:: Goal ::
Extract, in full, the lines below, beginning at the first and ending with the line that contains "from matplotlib.lines import Line2D". Pictures do not belong in the copy.

━━━━━ Data segment

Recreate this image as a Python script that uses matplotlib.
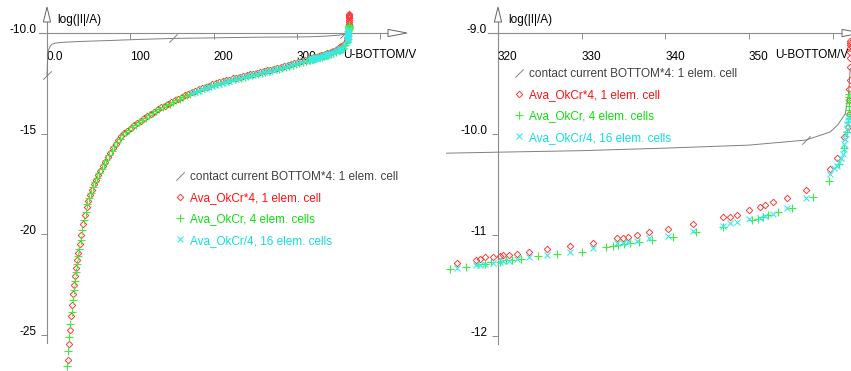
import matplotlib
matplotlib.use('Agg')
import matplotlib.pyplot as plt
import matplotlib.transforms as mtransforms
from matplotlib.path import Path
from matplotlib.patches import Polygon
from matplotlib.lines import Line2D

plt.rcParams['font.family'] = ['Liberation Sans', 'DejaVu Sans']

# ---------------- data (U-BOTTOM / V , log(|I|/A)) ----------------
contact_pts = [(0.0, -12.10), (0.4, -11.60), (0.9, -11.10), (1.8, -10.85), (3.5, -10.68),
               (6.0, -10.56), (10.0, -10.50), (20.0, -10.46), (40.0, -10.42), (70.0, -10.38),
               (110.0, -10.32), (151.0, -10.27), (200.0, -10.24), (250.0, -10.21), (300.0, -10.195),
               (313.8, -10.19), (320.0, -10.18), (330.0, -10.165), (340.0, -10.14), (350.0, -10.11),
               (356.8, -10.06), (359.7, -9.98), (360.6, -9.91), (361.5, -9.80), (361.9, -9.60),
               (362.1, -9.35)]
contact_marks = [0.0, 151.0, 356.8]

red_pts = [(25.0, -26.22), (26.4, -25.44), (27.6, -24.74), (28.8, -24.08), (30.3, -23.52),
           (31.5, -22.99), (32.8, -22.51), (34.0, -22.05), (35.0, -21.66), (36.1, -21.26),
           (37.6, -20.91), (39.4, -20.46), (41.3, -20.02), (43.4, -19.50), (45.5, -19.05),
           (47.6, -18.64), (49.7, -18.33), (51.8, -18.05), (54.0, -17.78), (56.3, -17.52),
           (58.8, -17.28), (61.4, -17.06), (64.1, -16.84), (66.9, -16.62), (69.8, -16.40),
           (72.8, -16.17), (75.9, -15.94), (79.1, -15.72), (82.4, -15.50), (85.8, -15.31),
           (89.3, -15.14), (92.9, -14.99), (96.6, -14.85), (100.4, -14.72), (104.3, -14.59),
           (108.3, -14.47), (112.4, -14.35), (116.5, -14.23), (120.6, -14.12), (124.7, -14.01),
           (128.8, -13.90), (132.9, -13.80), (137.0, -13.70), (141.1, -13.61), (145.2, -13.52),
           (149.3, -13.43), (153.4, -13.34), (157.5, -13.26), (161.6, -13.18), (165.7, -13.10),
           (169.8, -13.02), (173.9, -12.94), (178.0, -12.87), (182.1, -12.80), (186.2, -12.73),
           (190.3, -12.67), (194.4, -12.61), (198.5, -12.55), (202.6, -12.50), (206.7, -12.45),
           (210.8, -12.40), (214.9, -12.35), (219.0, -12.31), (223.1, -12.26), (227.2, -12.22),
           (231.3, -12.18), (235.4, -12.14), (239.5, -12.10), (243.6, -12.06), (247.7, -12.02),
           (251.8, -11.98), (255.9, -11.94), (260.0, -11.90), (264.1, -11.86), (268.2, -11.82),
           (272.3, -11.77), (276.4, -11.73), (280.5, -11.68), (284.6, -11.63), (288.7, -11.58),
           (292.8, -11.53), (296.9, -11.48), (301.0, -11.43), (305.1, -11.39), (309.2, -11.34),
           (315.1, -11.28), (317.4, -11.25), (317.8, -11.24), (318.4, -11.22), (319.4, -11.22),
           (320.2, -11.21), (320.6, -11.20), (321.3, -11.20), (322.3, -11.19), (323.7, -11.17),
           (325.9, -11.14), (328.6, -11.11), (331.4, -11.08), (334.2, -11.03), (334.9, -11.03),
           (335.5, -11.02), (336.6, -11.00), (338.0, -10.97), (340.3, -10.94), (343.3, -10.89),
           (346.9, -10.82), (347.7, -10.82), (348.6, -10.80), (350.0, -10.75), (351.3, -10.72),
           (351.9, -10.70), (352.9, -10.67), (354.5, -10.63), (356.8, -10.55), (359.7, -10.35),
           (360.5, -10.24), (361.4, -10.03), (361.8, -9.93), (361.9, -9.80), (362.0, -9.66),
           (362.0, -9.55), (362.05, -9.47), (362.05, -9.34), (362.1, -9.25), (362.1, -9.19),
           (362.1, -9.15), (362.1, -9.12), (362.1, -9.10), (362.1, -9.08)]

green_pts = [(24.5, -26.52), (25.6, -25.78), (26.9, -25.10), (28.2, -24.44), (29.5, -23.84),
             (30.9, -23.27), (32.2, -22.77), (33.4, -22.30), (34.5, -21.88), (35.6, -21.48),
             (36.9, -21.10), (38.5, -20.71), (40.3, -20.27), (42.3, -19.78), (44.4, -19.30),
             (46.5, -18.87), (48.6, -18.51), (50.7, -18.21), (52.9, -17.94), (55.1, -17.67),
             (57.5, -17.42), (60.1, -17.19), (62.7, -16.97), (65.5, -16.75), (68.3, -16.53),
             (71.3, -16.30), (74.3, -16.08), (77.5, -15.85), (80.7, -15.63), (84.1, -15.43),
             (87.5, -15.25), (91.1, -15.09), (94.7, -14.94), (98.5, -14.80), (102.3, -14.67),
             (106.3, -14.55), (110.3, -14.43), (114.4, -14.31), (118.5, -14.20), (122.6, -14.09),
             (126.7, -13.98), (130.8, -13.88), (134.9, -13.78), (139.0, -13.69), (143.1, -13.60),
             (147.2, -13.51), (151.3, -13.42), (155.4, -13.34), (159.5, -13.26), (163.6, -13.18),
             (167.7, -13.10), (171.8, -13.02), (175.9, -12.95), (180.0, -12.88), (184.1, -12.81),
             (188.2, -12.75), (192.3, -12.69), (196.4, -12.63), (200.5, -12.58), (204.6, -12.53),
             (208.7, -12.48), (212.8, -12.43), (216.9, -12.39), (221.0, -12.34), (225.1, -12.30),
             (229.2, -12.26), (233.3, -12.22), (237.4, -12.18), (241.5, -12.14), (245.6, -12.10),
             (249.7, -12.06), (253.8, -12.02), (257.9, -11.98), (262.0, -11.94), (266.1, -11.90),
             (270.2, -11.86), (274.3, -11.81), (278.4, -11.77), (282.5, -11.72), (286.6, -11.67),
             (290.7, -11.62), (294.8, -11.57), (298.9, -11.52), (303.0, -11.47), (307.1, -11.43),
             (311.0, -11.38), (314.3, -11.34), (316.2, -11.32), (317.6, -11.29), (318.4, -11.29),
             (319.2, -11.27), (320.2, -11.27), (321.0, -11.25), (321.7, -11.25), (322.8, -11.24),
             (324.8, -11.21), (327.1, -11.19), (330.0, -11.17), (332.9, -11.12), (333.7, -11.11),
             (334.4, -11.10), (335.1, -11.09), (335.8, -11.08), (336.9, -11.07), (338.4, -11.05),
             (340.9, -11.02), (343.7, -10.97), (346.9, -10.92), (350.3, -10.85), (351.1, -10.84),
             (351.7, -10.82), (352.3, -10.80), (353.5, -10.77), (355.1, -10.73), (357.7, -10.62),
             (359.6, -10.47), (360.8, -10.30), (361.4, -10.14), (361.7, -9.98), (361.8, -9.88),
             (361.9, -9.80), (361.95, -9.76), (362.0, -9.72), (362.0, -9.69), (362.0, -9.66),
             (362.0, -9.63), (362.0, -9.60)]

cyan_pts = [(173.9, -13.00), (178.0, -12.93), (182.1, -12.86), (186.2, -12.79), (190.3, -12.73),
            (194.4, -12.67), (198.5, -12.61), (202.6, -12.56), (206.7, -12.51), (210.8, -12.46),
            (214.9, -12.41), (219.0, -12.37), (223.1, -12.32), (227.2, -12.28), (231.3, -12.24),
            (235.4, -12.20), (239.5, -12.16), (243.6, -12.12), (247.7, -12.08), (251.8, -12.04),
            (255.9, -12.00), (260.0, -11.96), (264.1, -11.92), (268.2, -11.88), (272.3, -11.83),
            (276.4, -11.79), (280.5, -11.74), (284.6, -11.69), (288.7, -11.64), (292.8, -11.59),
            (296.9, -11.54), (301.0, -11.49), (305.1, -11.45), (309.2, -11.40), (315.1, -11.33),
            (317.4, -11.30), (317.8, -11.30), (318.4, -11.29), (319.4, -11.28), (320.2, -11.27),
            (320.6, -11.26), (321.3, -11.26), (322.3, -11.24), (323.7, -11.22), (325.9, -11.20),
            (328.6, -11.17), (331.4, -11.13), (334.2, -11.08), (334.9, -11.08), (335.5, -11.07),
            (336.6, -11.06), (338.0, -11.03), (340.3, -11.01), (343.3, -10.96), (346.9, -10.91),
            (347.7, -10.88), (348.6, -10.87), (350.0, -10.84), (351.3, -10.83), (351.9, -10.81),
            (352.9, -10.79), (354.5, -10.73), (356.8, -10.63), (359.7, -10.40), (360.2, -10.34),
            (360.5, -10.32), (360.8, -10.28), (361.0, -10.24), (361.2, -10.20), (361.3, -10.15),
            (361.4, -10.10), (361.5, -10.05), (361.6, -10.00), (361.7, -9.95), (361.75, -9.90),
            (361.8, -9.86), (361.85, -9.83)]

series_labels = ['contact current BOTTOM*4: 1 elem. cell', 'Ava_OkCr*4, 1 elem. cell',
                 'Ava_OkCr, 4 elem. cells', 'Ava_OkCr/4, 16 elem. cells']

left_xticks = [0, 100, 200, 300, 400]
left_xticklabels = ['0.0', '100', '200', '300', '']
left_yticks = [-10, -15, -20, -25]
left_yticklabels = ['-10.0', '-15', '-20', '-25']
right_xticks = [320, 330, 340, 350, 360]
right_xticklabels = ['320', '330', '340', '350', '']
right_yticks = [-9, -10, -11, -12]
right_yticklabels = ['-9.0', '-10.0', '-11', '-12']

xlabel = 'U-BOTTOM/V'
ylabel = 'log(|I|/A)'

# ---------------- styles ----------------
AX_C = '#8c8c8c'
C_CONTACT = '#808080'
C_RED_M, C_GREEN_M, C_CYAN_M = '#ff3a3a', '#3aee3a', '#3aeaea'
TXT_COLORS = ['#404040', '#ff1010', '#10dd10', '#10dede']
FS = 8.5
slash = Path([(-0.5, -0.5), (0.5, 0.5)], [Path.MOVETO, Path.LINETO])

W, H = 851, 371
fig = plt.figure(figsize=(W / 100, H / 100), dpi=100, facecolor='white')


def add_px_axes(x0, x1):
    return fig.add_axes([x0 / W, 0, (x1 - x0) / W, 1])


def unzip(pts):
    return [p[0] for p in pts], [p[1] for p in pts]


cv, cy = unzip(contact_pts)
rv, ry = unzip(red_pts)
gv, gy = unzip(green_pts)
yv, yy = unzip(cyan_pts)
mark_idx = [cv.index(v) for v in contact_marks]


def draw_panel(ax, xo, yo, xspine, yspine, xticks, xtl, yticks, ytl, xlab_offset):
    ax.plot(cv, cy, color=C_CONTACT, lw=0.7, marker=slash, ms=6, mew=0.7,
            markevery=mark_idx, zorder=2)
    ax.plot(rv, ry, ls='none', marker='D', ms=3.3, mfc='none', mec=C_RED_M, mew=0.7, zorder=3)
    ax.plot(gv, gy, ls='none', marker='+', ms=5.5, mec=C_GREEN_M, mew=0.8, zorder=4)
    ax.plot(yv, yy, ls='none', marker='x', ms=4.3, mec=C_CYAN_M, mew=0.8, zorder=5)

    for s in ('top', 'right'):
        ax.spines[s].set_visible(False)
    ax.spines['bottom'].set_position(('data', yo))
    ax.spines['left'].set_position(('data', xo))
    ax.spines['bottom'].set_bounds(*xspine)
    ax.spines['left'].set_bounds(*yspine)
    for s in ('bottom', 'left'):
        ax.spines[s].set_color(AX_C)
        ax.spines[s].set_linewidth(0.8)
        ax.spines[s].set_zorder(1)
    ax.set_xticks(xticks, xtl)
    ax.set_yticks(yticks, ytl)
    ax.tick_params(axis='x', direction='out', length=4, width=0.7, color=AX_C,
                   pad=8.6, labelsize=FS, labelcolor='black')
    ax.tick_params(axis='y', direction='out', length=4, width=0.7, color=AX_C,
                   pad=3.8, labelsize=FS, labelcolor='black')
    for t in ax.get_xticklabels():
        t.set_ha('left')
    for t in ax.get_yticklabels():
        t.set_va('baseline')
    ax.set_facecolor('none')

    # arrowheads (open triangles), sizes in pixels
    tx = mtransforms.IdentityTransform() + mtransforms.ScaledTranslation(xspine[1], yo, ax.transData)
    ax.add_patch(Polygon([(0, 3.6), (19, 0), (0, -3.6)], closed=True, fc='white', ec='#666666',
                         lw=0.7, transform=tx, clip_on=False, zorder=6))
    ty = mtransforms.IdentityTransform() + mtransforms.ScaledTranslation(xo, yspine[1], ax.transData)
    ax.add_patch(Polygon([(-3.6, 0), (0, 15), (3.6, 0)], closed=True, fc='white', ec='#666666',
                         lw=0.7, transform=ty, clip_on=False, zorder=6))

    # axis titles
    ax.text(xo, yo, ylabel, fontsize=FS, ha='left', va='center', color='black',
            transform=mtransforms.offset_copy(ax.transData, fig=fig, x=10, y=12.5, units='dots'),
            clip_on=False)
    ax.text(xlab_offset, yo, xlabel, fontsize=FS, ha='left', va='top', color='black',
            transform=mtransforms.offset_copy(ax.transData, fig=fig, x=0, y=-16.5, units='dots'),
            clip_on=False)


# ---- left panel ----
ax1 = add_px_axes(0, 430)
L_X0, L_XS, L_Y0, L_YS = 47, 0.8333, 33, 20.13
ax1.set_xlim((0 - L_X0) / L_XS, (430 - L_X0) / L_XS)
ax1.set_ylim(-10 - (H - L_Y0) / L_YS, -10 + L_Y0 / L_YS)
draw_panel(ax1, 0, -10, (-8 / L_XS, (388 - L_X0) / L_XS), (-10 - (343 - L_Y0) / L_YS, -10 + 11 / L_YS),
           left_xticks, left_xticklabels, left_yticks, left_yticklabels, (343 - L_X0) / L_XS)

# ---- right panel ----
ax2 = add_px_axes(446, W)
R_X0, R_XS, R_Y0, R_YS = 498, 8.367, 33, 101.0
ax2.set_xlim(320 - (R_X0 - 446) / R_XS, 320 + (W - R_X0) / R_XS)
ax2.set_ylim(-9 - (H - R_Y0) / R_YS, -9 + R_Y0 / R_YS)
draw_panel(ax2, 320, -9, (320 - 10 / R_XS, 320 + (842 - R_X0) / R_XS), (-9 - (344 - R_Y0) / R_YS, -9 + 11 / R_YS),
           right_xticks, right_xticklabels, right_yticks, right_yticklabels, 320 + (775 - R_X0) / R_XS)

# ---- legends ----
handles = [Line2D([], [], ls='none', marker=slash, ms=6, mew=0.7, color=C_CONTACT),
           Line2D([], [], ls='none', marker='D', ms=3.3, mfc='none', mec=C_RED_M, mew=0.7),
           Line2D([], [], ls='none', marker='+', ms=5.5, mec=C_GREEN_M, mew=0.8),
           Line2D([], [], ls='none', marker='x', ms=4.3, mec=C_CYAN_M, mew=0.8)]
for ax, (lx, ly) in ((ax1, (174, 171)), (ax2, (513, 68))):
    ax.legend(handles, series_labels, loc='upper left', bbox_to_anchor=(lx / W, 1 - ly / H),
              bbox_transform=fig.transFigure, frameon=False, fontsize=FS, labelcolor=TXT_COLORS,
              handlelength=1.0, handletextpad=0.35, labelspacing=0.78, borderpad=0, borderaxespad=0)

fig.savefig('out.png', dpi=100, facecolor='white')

━━━━━━━━━━

:: Expected answer ::
Recreate this image as a Python script that uses matplotlib.
import matplotlib
matplotlib.use('Agg')
import matplotlib.pyplot as plt
import matplotlib.transforms as mtransforms
from matplotlib.path import Path
from matplotlib.patches import Polygon
from matplotlib.lines import Line2D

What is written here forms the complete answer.